Lively (and thought-provoking) commentary from various places about the naked lady bound in ropes image the Vatican Pontifical Council on Culture has chosen to advertise its conference (which starts today) on women:
|Man Ray's "Venere Restaurata" (1936), from Pontifical Council on Culture Website|
If we had women priests at the Vatican, do you think an image like this would see the light of day?
What were you thinking when you chose the headless woman's figure with breasts and pubic region tied up in ropes as your report cover artwork? Just exactly what message are you trying to convey? Are women's minds so inconsequential to you that a beheaded woman was ok provided her reproductive parts were on full display? Could I please get a psychological analysis read-out on each council members' attitudes towards women because that image on your report cover makes me wonder if you all start from a very, very twisted sick mental attitude towards women.
Its so very painful to see the males of the Roman Catholic Church management grasping for anyway to control the Faith. They fail to see we are no longer ignorant peasants, we can now think for our self. Many Faithful people have learned of a new healthy, Loving and functional God, that the Roman Catholic Church chooses not to promote. Its like watching a drunk Uncle embarass himself with his ignornace about other cultures of people he has never met before, but knows all about them in his limited understanding. Jesus, please return and heal this dysfunctional church created with a forged signature of your good name.

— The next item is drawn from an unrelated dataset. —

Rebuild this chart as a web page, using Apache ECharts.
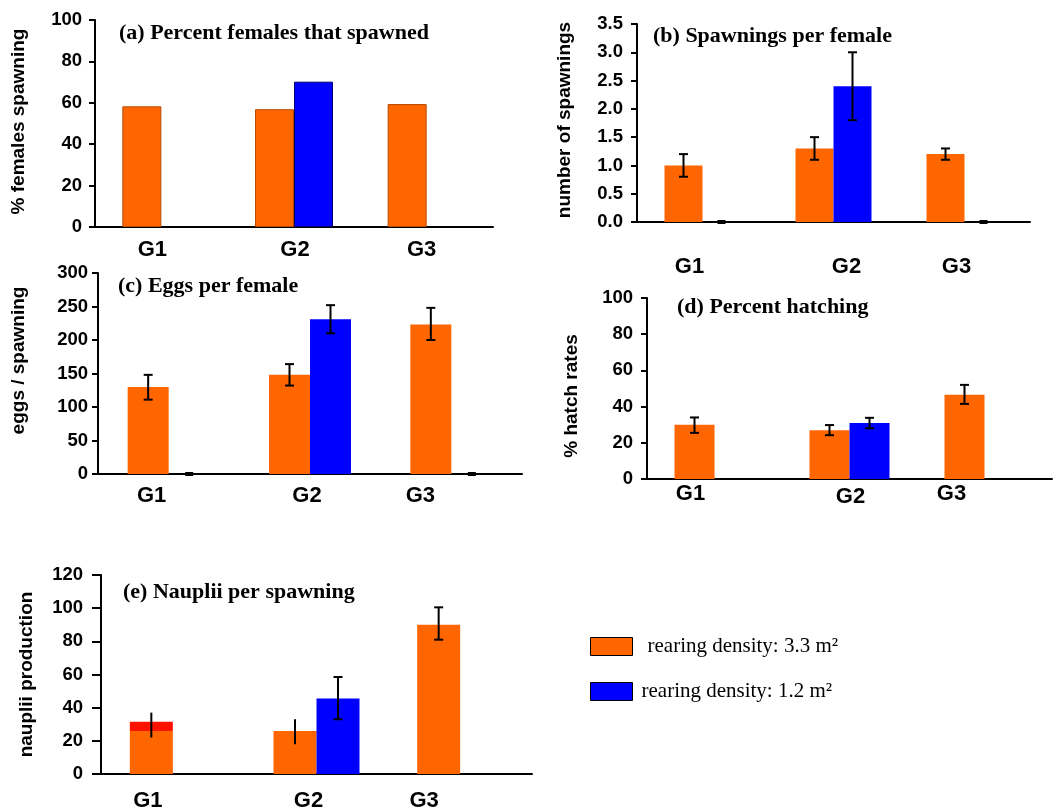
<!DOCTYPE html>
<html><head><meta charset="utf-8">
<script src="https://cdn.jsdelivr.net/npm/echarts@6/dist/echarts.min.js"></script>
<style>html,body{margin:0;padding:0;background:#fff}#chart{width:1056px;height:812px}</style>
</head><body><div id="chart"></div>
<script>
// ---------------- DATA ----------------
const categories = ['G1', 'G2', 'G3'];
const seriesNames = ['rearing density: 3.3 m²', 'rearing density: 1.2 m²'];

// (a) Percent females that spawned
const aTitle = '(a) Percent females that spawned';
const aYName = '% females spawning';
const aRange = [0, 100, 20];
const aOrange = [58.3, 56.9, 59.4];
const aBlue = ['-', 70.2, '-'];

// (b) Spawnings per female
const bTitle = '(b) Spawnings per female';
const bYName = 'number of spawnings';
const bRange = [0, 3.5, 0.5];
const bOrange = [1.0, 1.3, 1.2];
const bBlue = [0, 2.4, 0];
const bOrangeErr = [[0.8, 1.2], [1.1, 1.5], [1.1, 1.3]];
const bBlueErr = [[0, 0], [1.8, 3.0], [0, 0]];

// (c) Eggs per female
const cTitle = '(c) Eggs per female';
const cYName = 'eggs / spawning';
const cRange = [0, 300, 50];
const cOrange = [130, 148, 223];
const cBlue = [0, 231, 0];
const cOrangeErr = [[111, 148], [132, 164], [200, 248]];
const cBlueErr = [[0, 0], [210, 252], [0, 0]];

// (d) Percent hatching
const dTitle = '(d) Percent hatching';
const dYName = '% hatch rates';
const dRange = [0, 100, 20];
const dOrange = [30, 27, 46.5];
const dBlue = ['-', 31, '-'];
const dOrangeErr = [[25.5, 34], [24.2, 29.8], [41.5, 52]];
const dBlueErr = [null, [28, 33.8], null];

// (e) Nauplii per spawning
const eTitle = '(e) Nauplii per spawning';
const eYName = 'nauplii production';
const eRange = [0, 120, 20];
const eOrange = [26, 26, 90];
const eRedTop = [5.5, '-', '-'];
const eBlue = ['-', 45.5, '-'];
const eOrangeErr = [[22, 37], [18, 33], [81, 100.5]];
const eBlueErr = [null, [33, 58.5], null];

// ---------------- STYLE / LAYOUT ----------------
const ORANGE = '#FF6600', BLUE = '#0000FF', RED = '#FF1100';
const SANS = 'Liberation Sans', SERIF = 'Liberation Serif';

const panels = [
  { title: aTitle, yName: aYName, range: aRange, orange: aOrange, blue: aBlue,
    grid: { left: 95, top: 20, width: 398, height: 207 }, barWidth: 39, border: true,
    titlePos: [119, 22], xMargin: 12, xShift: [-9, 1, -5], xDy: [0, 0, 0],
    yMargin: 13, nameGap: 67, namePad: [0, 0, 0, 4], tickLen: 6 },
  { title: bTitle, yName: bYName, range: bRange, orange: bOrange, blue: bBlue,
    orangeErr: bOrangeErr, blueErr: bBlueErr, decimals: 1,
    grid: { left: 637, top: 24, width: 393, height: 198 }, barWidth: 38,
    titlePos: [653, 25], xMargin: 34, xShift: [-13, 13, -8], xDy: [0, 0, 0],
    yMargin: 14, nameGap: 63, namePad: [0, 0, 0, 6], tickLen: 6 },
  { title: cTitle, yName: cYName, range: cRange, orange: cOrange, blue: cBlue,
    orangeErr: cOrangeErr, blueErr: cBlueErr,
    grid: { left: 98, top: 273, width: 424, height: 201 }, barWidth: 41,
    titlePos: [118, 275], xMargin: 11, xShift: [-17, -3, -31], xDy: [0, 0, 0],
    yMargin: 10, nameGap: 70, namePad: [0, 0, 0, 26], tickLen: 6 },
  { title: dTitle, yName: dYName, range: dRange, orange: dOrange, blue: dBlue,
    orangeErr: dOrangeErr, blueErr: dBlueErr,
    grid: { left: 647, top: 298, width: 405, height: 181 }, barWidth: 40,
    titlePos: [677, 296], xMargin: 4, xShift: [-24, 1, -33], xDy: [0, 3, 0],
    yMargin: 14, nameGap: 66, namePad: [0, 15, 0, 0], tickLen: 6 },
  { title: eTitle, yName: eYName, range: eRange, orange: eOrange, blue: eBlue, redTop: eRedTop,
    orangeErr: eOrangeErr, blueErr: eBlueErr, orangeCaps: [false, false, true],
    grid: { left: 101, top: 575, width: 431, height: 203 }, barWidth: 43,
    titlePos: [123, 581], xMargin: 16, xShift: [-25, -8, -36], xDy: [0, 0, 0],
    yMargin: 18, nameGap: 65, namePad: [0, 0, 0, 0], tickLen: 9 }
];

function catRich(shift, dy) {
  const rich = {};
  shift.forEach((s, i) => {
    rich['g' + i] = {
      fontFamily: SANS, fontWeight: 'bold', fontSize: 22, color: '#000',
      padding: [dy[i], s < 0 ? -2 * s : 0, 0, s > 0 ? 2 * s : 0]
    };
  });
  return rich;
}

function errRender(offset, caps) {
  return function (params, api) {
    const i = api.value(0);
    const lo = api.coord([i, api.value(1)]);
    const hi = api.coord([i, api.value(2)]);
    const x = lo[0] + offset;
    const st = { stroke: '#000', lineWidth: 2 };
    if (api.value(1) === api.value(2)) {
      return { type: 'rect', shape: { x: x - 4, y: lo[1] - 2, width: 8, height: 4 }, style: { fill: '#000' } };
    }
    const children = [{ type: 'line', shape: { x1: x, y1: lo[1], x2: x, y2: hi[1] }, style: st }];
    if (!caps || caps[i]) {
      children.push({ type: 'line', shape: { x1: x - 4.5, y1: lo[1], x2: x + 4.5, y2: lo[1] }, style: st });
      children.push({ type: 'line', shape: { x1: x - 4.5, y1: hi[1], x2: x + 4.5, y2: hi[1] }, style: st });
    }
    return { type: 'group', children };
  };
}

const grids = [], xAxes = [], yAxes = [], titles = [], series = [];
panels.forEach((p, k) => {
  grids.push(Object.assign({ containLabel: false }, p.grid));
  titles.push({
    text: p.title, left: p.titlePos[0], top: p.titlePos[1], padding: 0,
    textStyle: { fontFamily: SERIF, fontWeight: 'bold', fontSize: 22, color: '#000' }
  });
  xAxes.push({
    type: 'category', gridIndex: k, data: categories,
    axisLine: { show: true, lineStyle: { color: '#000', width: 2 } },
    axisTick: { show: false },
    axisLabel: {
      margin: p.xMargin, interval: 0,
      formatter: (v, i) => '{g' + i + '|' + v + '}',
      rich: catRich(p.xShift, p.xDy)
    },
    splitLine: { show: false }
  });
  yAxes.push({
    type: 'value', gridIndex: k, min: p.range[0], max: p.range[1], interval: p.range[2],
    name: p.yName, nameLocation: 'middle', nameRotate: 90, nameGap: p.nameGap,
    nameTextStyle: { fontFamily: SANS, fontWeight: 'bold', fontSize: 19, color: '#000', padding: p.namePad },
    axisLine: { show: true, lineStyle: { color: '#000', width: 2 } },
    axisTick: { show: true, length: p.tickLen, lineStyle: { color: '#000', width: 2 } },
    axisLabel: {
      margin: p.yMargin, fontFamily: SANS, fontWeight: 'bold', fontSize: 18.5, color: '#000',
      formatter: v => p.decimals ? v.toFixed(p.decimals) : String(v)
    },
    splitLine: { show: false }
  });
  const bw = p.barWidth;
  series.push({
    type: 'bar', name: seriesNames[0], xAxisIndex: k, yAxisIndex: k, data: p.orange,
    barWidth: bw, barGap: '0%', stack: 'o' + k,
    itemStyle: p.border ? { color: ORANGE, borderColor: '#B84A00', borderWidth: 1 } : { color: ORANGE },
    emphasis: { disabled: true }, animation: false
  });
  if (p.redTop) {
    series.push({
      type: 'bar', name: 'extra', xAxisIndex: k, yAxisIndex: k, data: p.redTop,
      barWidth: bw, barGap: '0%', stack: 'o' + k, itemStyle: { color: RED },
      emphasis: { disabled: true }, animation: false
    });
  }
  series.push({
    type: 'bar', name: seriesNames[1], xAxisIndex: k, yAxisIndex: k, data: p.blue,
    barWidth: bw, barGap: '0%',
    itemStyle: p.border ? { color: BLUE, borderColor: '#00006A', borderWidth: 1 } : { color: BLUE },
    emphasis: { disabled: true }, animation: false
  });
  if (p.orangeErr) {
    series.push({
      type: 'custom', name: 'err-o' + k, xAxisIndex: k, yAxisIndex: k, z: 5,
      data: p.orangeErr.map((e, i) => e ? [i, e[0], e[1]] : null).filter(Boolean),
      encode: { x: 0, y: [1, 2] },
      renderItem: errRender(-bw / 2, p.orangeCaps), animation: false, silent: true
    });
  }
  if (p.blueErr) {
    series.push({
      type: 'custom', name: 'err-b' + k, xAxisIndex: k, yAxisIndex: k, z: 5,
      data: p.blueErr.map((e, i) => e ? [i, e[0], e[1]] : null).filter(Boolean),
      encode: { x: 0, y: [1, 2] },
      renderItem: errRender(bw / 2, null), animation: false, silent: true
    });
  }
});

const legendBase = {
  orient: 'vertical', left: 585, itemWidth: 42, itemHeight: 18, icon: 'rect', selectedMode: false,
  itemStyle: { borderColor: '#000', borderWidth: 1 }
};
const legends = [
  Object.assign({}, legendBase, { data: [seriesNames[0]], top: 631,
    textStyle: { fontFamily: SERIF, fontSize: 21, color: '#000', padding: [0, 0, 0, 10] } }),
  Object.assign({}, legendBase, { data: [seriesNames[1]], top: 676,
    textStyle: { fontFamily: SERIF, fontSize: 21, color: '#000', padding: [0, 0, 0, 4] } })
];

const chart = echarts.init(document.getElementById('chart'), null, { renderer: 'canvas' });
chart.setOption({
  backgroundColor: '#fff', animation: false,
  title: titles, grid: grids, xAxis: xAxes, yAxis: yAxes, legend: legends, series: series
});
</script></body></html>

(Later:) I'm adding this excerpt because Cleveland Girl's comment about the discussion of the apparent misogyny of Man Ray, the artist who produced the sculpture the Vatican is using to illustrate its program for the conference on women, makes me remember this commentary by Soline Humbert via We Are Church Ireland:
Man Ray had a strong interest in Sade and sadism and there is a recurrent sadistic streak in his artwork, as well as in his relationships with women, characterised by domination and aggression Man Ray photographed women wearing implements of bondage and enacting scenes of torture. He also helped others, like William B Seabrook realise in real life his fantasies of women bondage.
What is behind this choice of female bondage image by the (all male)Pontifical Council for culture? Is it the choice of the group of women (Who are they?) behind this document? What message does it seek to convey?
And, finally, in commenting on the Vatican conference and the position paper it has made available, Crystal Watson points to a valuable alternative resource — alternative to what the Vatican is offering: a recent Huffington Post "All Together" podcast discussion hosted by Paul Brandeis Raushenbush, in which Katharine Jefferts Schori, Suzan Johnson Cook, Serene Jones, and Joan Chittister discuss sexism as the church's original sin.